Father and son
Graduation day hits home for Mohawk superintendent and valedictorian
Father and son, Robert Buoniconti and Superintendent Michael Buoniconti, share an embrace during this year's high school graduation. (Submitted photo) Purchase photo reprints »
Mohawk Trail Regional School District Superintendent Michael Buoniconti speaks at the high school graduation. His son, Robbie, was among this year's seniors. (Recorder/Micky Bedell) Purchase photo reprints »
Robert Buoniconti, son of Mohawk Trail Regional School District Superintendent Michael Buoniconti, speaks at the high school graduation. He was this year's valedictorian. (Recorder/Micky Bedell) Purchase photo reprints »
SHELBURNE — Like other superintendents during this graduation season, Michael Buoniconti took the podium last weekend to deliver a commencement address to Mohawk Trail Regional School graduates.
But unlike most school leaders, the Mohawk superintendent had someone special sitting among this year’s graduates: his 18-year-old son. Robert Buoniconti, who has attended Mohawk schools since 2006, was this year’s valedictorian and class president.

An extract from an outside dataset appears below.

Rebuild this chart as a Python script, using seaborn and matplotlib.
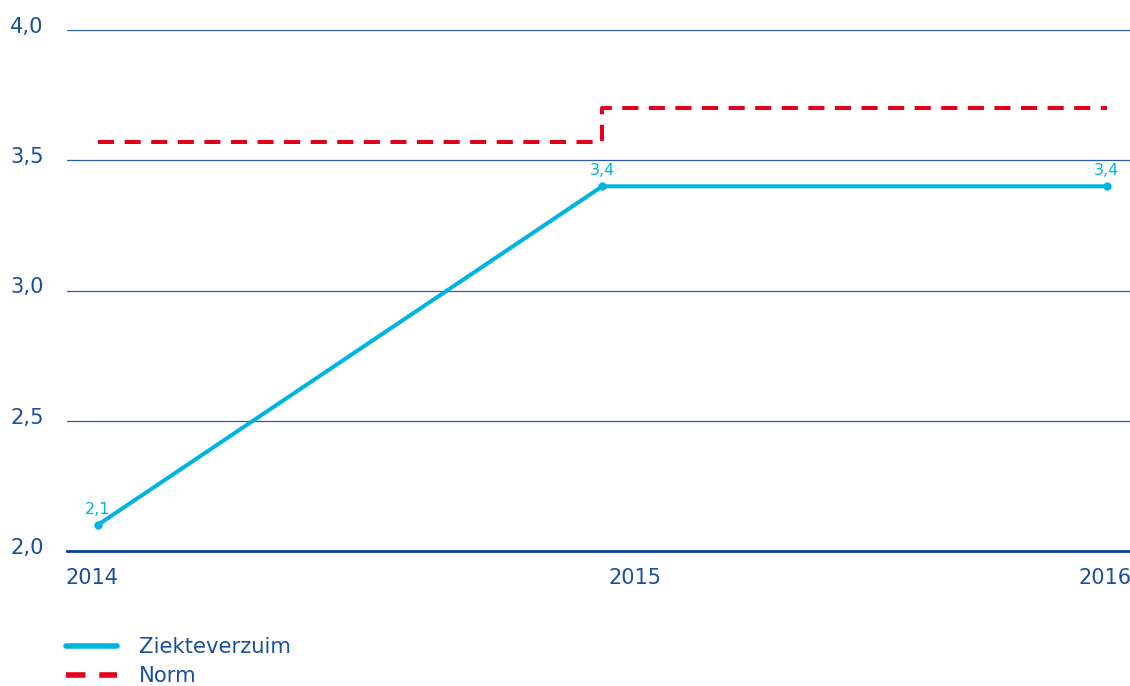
import matplotlib
matplotlib.use("Agg")
import matplotlib.pyplot as plt
from matplotlib.lines import Line2D
import seaborn as sns
import pandas as pd

sns.set_theme(style="white")
plt.rcParams["font.family"] = ["DejaVu Sans"]

# ── Data ──────────────────────────────────────────────────────────────────────
years = [2014, 2015, 2016]
ziekteverzuim = [2.1, 3.4, 3.4]
norm = [3.57, 3.7, 3.7]
y_ticks = [2.0, 2.5, 3.0, 3.5, 4.0]

TEXT = "#1a4f9c"
GRID = "#2a5ba8"
AXIS = "#0a3f96"
CYAN = "#00b4e1"
RED = "#e2001a"


def nl(v):
    return f"{v:.1f}".replace(".", ",")


df = pd.DataFrame({"jaar": years, "Ziekteverzuim": ziekteverzuim, "Norm": norm})

fig = plt.figure(figsize=(11.3, 6.86), dpi=100)
ax = fig.add_axes([67 / 1130, 135 / 686, 1 - 67 / 1130, 521 / 686])

sns.lineplot(data=df, x="jaar", y="Norm", ax=ax, color=RED, linewidth=2.9,
             drawstyle="steps-post", linestyle=(0, (4, 2.6)))
sns.lineplot(data=df, x="jaar", y="Ziekteverzuim", ax=ax, color=CYAN,
             linewidth=2.9, marker="o", markersize=6, markeredgewidth=0)

for x, v in zip(years, ziekteverzuim):
    ax.annotate(nl(v), (x, v), xytext=(0, 6), textcoords="offset points",
                ha="center", va="bottom", color=CYAN, fontsize=11.5)

ax.set_xlim(2013.939, 2016.046)
ax.set_ylim(2.0, 4.0)
for t in y_ticks[1:]:
    ax.axhline(t, color=GRID, linewidth=0.9, zorder=0)

# tick labels drawn as text so their odd offsets can be kept
ax.set_xticks([])
ax.set_yticks([])
ytr = ax.get_yaxis_transform()
for t in y_ticks:
    ax.annotate(nl(t), (0, t), xycoords=ytr, xytext=(-57 * 0.72, 2.2),
                textcoords="offset points", ha="left", va="center",
                fontsize=15.2, color=TEXT, annotation_clip=False)
xtr = ax.get_xaxis_transform()
x_offsets = [-6, 33, -2]
for yr, dx in zip(years, x_offsets):
    ax.annotate(str(yr), (yr, 0), xycoords=xtr, xytext=(dx * 0.72, -27 * 0.72),
                textcoords="offset points", ha="center", va="center",
                fontsize=15, color=TEXT, annotation_clip=False)

for s in ["top", "right", "left"]:
    ax.spines[s].set_visible(False)
ax.spines["bottom"].set_color(AXIS)
ax.spines["bottom"].set_linewidth(2)
ax.set_xlabel("")
ax.set_ylabel("")

handles = [
    Line2D([], [], color=CYAN, linewidth=4, solid_capstyle="round"),
    Line2D([], [], color=RED, linewidth=4, linestyle=(0, (3.5, 2.5))),
]
fig.legend(handles, ["Ziekteverzuim", "Norm"], loc="upper left",
           bbox_to_anchor=(58 / 1130, 1 - 629 / 686), frameon=False,
           fontsize=15.2, labelcolor=TEXT, handlelength=2.4, handletextpad=1.05,
           labelspacing=0.42, borderaxespad=0)

fig.savefig("out.png", dpi=100)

“My wife Barbara and I are stunned that our child is about to graduate from high school,” said the superintendent to the crowd. “How did that happen?”
Buoniconti can still remember worrying in 2006 that his son, small in stature, would be bullied because of his size. Already one year on the job as superintendent of the Mohawk, Hawlemont and Rowe school districts, Buoniconti liked the “kind and caring school culture” he had found in the West County districts.
So, Robert, who goes by “Robbie,” started attending the Mohawk schools in the 5th grade — beginning an eight-year journey that ultimately led to him finishing first in his class.
Although ultimately a rewarding experience, being the “superintendent’s son” made the journey harder, not easier, for the young Buoniconti, both father and son said.
“I needed him to know as superintendent’s son (that) he would be living in a fish bowl and his behavior would have to be unquestionable,” said the superintendent.
Young Buoniconti said it was challenging at times, especially in the younger years, to forge his own identity. His teachers expected a lot from him and students sometimes kept him out of the loop because of his connection with the administration.
But as he grew older, it became easier. His classmates won games with him on the soccer field and performed on stage together in “The Hobbit.” He became more confident and developed his own relationships with teachers, some of whom he had met and gotten to know outside of the classroom.
“By the time Robbie reached graduation ... I was Robbie’s dad (more than) he was ‘the superintendent’s son,’” said the elder Buoniconti.
The pair said that it also allowed them a father-son relationship in a way that not many superintendents, who spend long hours running their districts, are able to have with their children.
During the tough moments that come with being a high school student, Buoniconti said he felt relief knowing his father’s office was near.
“It was nice to be able to walk down the hallway ... (and have that) safe space in school,” he said.
And for the past three years, the two have commuted together from Ludlow. The younger Buoniconti tried Ludlow High School as a sophomore for one week before knowing he wanted to return to Mohawk.
“It gave me an opportunity to participate in my son’s life,” said the superintendent. “It’s brought me incredible joy.”
The new graduate will attend the University of Massachusetts’ Commonwealth Honors College in Amherst this fall to study psychology. He’s also considering joining the Reserve Officers’ Training Corps with the goal of someday joining the Air Force. His father is an Air Force Reserve officer.
Michael Buoniconti knows his son will do well. After serving as valedictorian of his own high school class, the superintendent saw his son set, and achieve, that same goal. His son one-upped him by becoming class president.
On the eve of graduation, as the hour passed midnight, the Buonicontis each sat in their own rooms drafting the speeches they’d deliver the next day.
Robbie Buoniconti knew that the superintendent’s speech would remain a secret until the ceremony. But he walked down the hall and asked his father, one more time, to read over and edit his speech.
“We have been working toward (this) ever since that day when we were bundled down with a backpack that dwarfed us, hugged and kissed by our parents, and nudged along to our dismay into a new and foreign life of being a student,” said the valedictorian to his peers.
“We are leveling up, leaving the minor leagues and entering the life of adulthood,” he said. “We will be going into the world on our own.”